Potter v. Baldwin

133 Mass. 427 | Mass. | 1882

Devens, J.

The evidence of conversations between the testator and his son and son’s wife in 1872, wherein he said that he was so under the influence of Francelia S. Lane that he could not resist her when he was in her presence, in connection with *429similar expressions of feeling up to the date of the will, was properly admitted for the purpose of showing the state of the testator’s feeling towards her. Shailer v. Bumstead, 99 Mass. 112. Lewis v. Mason, 109 Mass. 169. They strongly resemble those received in May v. Bradlee, 127 Mass. 414, where the question was whether a testator was induced by undue influence to revoke a will, to the effect that a certain person (through whose influence it was contended that the will was revoked) told him to erase his name, and that he felt that he had to do as this person said.

Upon similar grounds, the evidence of a conversation the night before he died, in which he stated that he wished “ to see his son Joseph, and that he did not know but that he had been deceived,” was admissible to show his state of feeling towards his son and Francelia S. Lane. The wish to see his son might well be considered as showing a kindly feeling toward him. Lewis v. Mason, ubi supra. While the declaration did not state by whom he felt that he might have been deceived, yet, when taken in connection with the evidence appearing in the case in regard to Mrs. Lane, it might have been found by the jury to refer to her and to exhibit his then state of feeling towards her.

In proving the existence of that undue influence over a testator, by which his will may be avoided, two things are necessarily to be shown, the extraneous words, acts or circumstances by which it has been exerted, and the effect thereby produced upon the mind of the testator, the former of which cannot, the latter of which may, be shown by his declarations. The difference is certainly obvious between receiving the declarations of a testator to prove an external fact, such as duress, fraud or importunate solicitation, and as evidence merely of his mental condition. In the one case, it is hearsay evidence, and open to all the objections applicable to that species of evidence, while in the other it is appropriate, and directly bears upon the issue to be tried. Waterman v. Whitney, 1 Kernan, 157, 165.
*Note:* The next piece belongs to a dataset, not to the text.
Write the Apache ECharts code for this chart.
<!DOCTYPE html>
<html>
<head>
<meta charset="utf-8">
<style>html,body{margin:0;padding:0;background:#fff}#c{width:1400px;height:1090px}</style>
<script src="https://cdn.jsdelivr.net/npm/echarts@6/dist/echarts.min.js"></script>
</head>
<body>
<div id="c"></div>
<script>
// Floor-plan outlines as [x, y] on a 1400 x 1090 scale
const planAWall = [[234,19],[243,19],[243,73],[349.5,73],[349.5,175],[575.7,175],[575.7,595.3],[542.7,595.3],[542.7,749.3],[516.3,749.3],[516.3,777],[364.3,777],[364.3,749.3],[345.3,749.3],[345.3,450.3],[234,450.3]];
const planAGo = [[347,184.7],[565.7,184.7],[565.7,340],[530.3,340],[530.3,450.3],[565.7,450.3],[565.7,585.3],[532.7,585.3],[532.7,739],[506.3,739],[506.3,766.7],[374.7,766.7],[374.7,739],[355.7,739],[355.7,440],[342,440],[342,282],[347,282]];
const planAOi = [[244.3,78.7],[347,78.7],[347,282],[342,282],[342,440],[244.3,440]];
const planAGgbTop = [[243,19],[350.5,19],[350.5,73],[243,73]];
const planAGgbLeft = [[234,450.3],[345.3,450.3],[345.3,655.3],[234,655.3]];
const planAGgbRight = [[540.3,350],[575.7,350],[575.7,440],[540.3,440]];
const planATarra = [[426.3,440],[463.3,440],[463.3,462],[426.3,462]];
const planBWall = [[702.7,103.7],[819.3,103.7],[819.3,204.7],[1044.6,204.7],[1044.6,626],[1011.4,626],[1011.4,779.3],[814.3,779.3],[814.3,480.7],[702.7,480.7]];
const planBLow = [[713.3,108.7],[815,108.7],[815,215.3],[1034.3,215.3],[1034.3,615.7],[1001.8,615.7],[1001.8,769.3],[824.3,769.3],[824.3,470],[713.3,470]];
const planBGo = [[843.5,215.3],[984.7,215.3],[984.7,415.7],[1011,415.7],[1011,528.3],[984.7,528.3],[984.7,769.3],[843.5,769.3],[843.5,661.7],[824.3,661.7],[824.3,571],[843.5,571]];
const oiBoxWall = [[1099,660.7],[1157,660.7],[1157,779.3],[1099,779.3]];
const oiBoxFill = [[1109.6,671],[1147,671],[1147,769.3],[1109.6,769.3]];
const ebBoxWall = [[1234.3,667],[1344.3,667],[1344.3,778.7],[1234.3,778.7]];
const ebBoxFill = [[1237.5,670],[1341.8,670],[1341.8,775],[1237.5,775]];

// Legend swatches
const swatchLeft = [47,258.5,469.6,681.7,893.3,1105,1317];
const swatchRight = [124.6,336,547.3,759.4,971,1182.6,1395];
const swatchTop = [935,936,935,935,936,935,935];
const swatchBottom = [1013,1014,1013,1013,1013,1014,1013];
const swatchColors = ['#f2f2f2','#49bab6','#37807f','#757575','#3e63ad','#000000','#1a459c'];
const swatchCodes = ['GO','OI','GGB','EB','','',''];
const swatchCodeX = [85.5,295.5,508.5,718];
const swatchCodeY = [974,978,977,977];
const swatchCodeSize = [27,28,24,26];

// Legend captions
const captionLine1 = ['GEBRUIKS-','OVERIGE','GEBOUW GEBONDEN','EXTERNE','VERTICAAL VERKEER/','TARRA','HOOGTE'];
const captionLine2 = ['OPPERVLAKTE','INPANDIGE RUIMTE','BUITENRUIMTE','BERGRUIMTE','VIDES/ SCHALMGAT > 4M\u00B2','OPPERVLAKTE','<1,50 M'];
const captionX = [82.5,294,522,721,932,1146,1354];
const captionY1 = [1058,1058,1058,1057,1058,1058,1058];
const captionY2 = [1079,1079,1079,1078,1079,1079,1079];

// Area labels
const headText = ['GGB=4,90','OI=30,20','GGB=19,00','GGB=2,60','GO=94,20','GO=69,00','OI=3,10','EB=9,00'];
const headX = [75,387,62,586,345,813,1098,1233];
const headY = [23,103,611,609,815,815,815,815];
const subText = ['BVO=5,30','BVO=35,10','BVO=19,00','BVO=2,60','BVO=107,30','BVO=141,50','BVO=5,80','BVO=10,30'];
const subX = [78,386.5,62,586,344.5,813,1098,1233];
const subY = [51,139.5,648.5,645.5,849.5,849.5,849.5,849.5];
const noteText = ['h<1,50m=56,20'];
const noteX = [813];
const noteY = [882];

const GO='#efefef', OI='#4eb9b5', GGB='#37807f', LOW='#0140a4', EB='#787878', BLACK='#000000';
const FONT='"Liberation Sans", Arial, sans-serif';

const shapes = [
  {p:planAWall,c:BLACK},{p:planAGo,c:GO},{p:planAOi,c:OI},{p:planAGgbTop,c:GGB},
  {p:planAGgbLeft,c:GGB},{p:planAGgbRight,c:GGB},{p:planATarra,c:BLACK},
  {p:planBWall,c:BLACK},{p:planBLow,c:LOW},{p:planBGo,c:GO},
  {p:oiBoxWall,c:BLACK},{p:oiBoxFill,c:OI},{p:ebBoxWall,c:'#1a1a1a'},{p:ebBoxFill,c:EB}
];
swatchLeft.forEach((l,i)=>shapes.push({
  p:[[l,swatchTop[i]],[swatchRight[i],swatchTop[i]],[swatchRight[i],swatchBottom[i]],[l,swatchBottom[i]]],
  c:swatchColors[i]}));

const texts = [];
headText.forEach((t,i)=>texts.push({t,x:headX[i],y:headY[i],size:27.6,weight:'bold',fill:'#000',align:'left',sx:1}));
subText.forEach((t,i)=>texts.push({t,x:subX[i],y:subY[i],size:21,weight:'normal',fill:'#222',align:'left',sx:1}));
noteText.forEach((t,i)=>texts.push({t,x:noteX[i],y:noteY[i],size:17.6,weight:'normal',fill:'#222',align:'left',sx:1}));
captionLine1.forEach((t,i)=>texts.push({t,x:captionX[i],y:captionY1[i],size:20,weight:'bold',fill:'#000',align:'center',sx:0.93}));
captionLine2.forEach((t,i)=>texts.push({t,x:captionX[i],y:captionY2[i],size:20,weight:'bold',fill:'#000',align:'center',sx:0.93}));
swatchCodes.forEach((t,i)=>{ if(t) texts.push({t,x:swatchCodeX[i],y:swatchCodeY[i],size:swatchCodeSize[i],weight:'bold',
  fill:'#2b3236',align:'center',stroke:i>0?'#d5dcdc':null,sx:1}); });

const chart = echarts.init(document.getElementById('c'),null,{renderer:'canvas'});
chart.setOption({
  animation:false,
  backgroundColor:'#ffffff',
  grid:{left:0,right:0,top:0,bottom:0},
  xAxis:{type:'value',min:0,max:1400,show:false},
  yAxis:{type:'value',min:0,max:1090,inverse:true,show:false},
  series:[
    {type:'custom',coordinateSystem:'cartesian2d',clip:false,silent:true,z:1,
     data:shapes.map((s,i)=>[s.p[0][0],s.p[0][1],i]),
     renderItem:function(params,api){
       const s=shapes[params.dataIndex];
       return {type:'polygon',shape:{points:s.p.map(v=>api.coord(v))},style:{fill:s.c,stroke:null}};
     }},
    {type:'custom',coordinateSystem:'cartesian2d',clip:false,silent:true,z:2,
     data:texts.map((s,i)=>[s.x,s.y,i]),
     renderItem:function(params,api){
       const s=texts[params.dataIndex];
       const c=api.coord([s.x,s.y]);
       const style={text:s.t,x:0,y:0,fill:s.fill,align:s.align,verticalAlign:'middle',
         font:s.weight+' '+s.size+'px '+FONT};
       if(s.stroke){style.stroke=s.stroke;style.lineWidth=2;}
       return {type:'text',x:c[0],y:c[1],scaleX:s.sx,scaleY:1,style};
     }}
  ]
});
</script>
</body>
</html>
For the purpose for which it was admitted, the evidence was therefore competent. It is not to be inferred that it was applied by the jury to any other purpose. If these conversations were used at the trial by the counsel for the appellant in his argument for the purpose of showing undue influence and deception by *430Francelia S. Lane, 'such use was certainly improper. But the counsel for the appellee asked no instructions as to the use and effect of this evidence, nor did he, so far as the bill of exceptions shows, call the attention of the presiding judge to the matter. He cannot now object that it was not limited by the presiding judge in his instructions to the only purpose for which it was competent. If evidence be admissible for any purpose, its admission cannot be made a ground of exception, unless it be shown that the judge refused to limit it to that purpose, and permitted it to be used for a purpose for which it was not competent, against the objection of the excepting party. Howe v. Ray, 113 Mass. 88. Packer v. Lockman, 115 Mass. 72. As the evidence had been admitted for a purpose we deem to have been competent, and as no instruction was requested or given limiting its effect to that purpose, we cannot infer otherwise than that both the counsel for the appellee and presiding judge deemed that the purpose of its admission had been stated with sufficient clearness at the time it was received, and that, notwithstanding the argument of the .counsel for the appellant, there was no danger that the jury would be misled in its application. Had the counsel for the appellee thought differently, he certainly should have called the attention of the presiding judge to the matter. Hot having done so, he has now no just ground of complaint. Hxceptions overruled.